Ask these questions of the HOA board, the management company, or the seller’s agent:

  1. Can I see the most recent reserve study, including the full report (not just the executive summary)?
  2. When was the study last updated, and did it include a physical site inspection?
  3. What is the current percent funded?
  4. Is the association following the recommended funding plan? If not, why not?
  5. Are there any components that the board knows need attention but are not in the reserve study?
  6. Has the board received any bids or proposals for major work in the next two years?
  7. Has the association ever taken out a loan to cover reserve shortfalls?
  8. Are there any state-mandated reserve study requirements that apply to this building, and is the association in compliance?

Frequently Asked Questions

How often should a reserve study be updated?

Best practice is every three years, with a full study (including site visit) at least every six years. Many states are now mandating specific update schedules. Some associations update annually, which is ideal but not common. At minimum, the study should be refreshed whenever a major project is completed or significant cost changes occur.

What is a "good" percent funded?

The Community Associations Institute considers 70% or above to be strong. Between 50% and 69% is fair but carries moderate risk. Below 50% is weak, and below 30% is critical. Keep in mind that percent funded is a snapshot -- the trend matters as much as the number. A building at 55% and climbing is in better shape than one at 65% and falling.

Can I get a mortgage on a condo with low reserves?

It depends on the lender and the loan type. Fannie Mae and Freddie Mac generally require that at least 10% of the HOA budget be allocated to reserves, though they can make exceptions. FHA and VA loans have their own requirements. A building with critically low reserves may not qualify for conventional financing at all, which also limits your resale pool.

Who pays for the reserve study?

The HOA pays for it out of operating funds or reserves. As an individual owner or buyer, you do not pay for the study directly, but you have the right to review it. If the association refuses to share the reserve study, that itself is a red flag -- and in many states, it violates your legal right to access association financial records.

Does a fully funded reserve guarantee no special assessments?

No. A reserve study is based on estimates, and unexpected events -- a catastrophic storm, sudden equipment failure, or construction cost spikes -- can create needs that exceed even a well-funded reserve. However, a fully funded reserve dramatically reduces the likelihood of special assessments and gives the board more options when surprises occur.

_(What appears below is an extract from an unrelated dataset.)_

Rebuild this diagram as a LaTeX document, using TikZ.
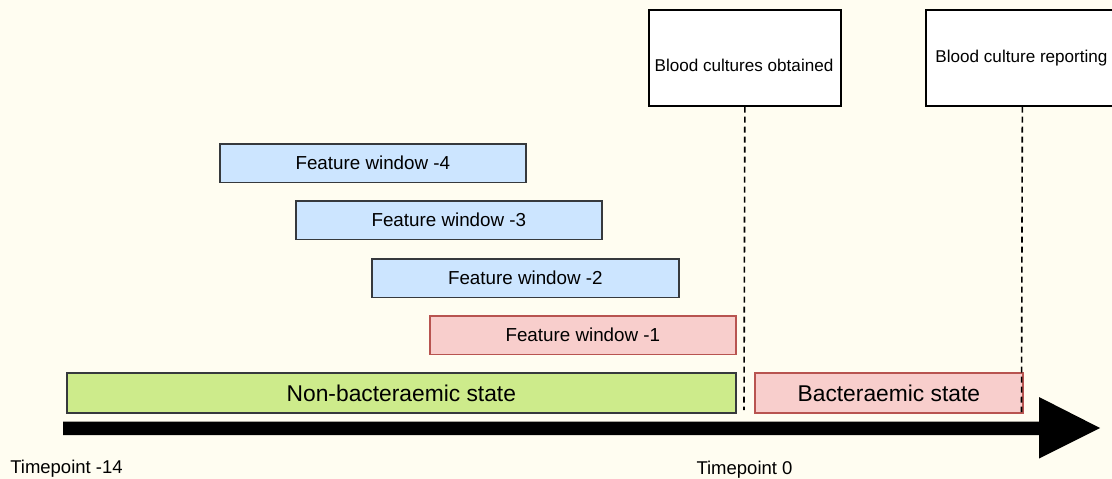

Important: This article is for educational purposes only and does not constitute legal, financial, or professional advice. Reserve study standards, disclosure requirements, and HOA regulations vary significantly by state, municipality, and individual association. Always check your governing documents — including the CC&Rs, bylaws, and any amendments — to understand the specific rules, obligations, and financial disclosures that apply to your association. Consult with a qualified real estate attorney, CPA, or reserve study professional for guidance specific to your situation.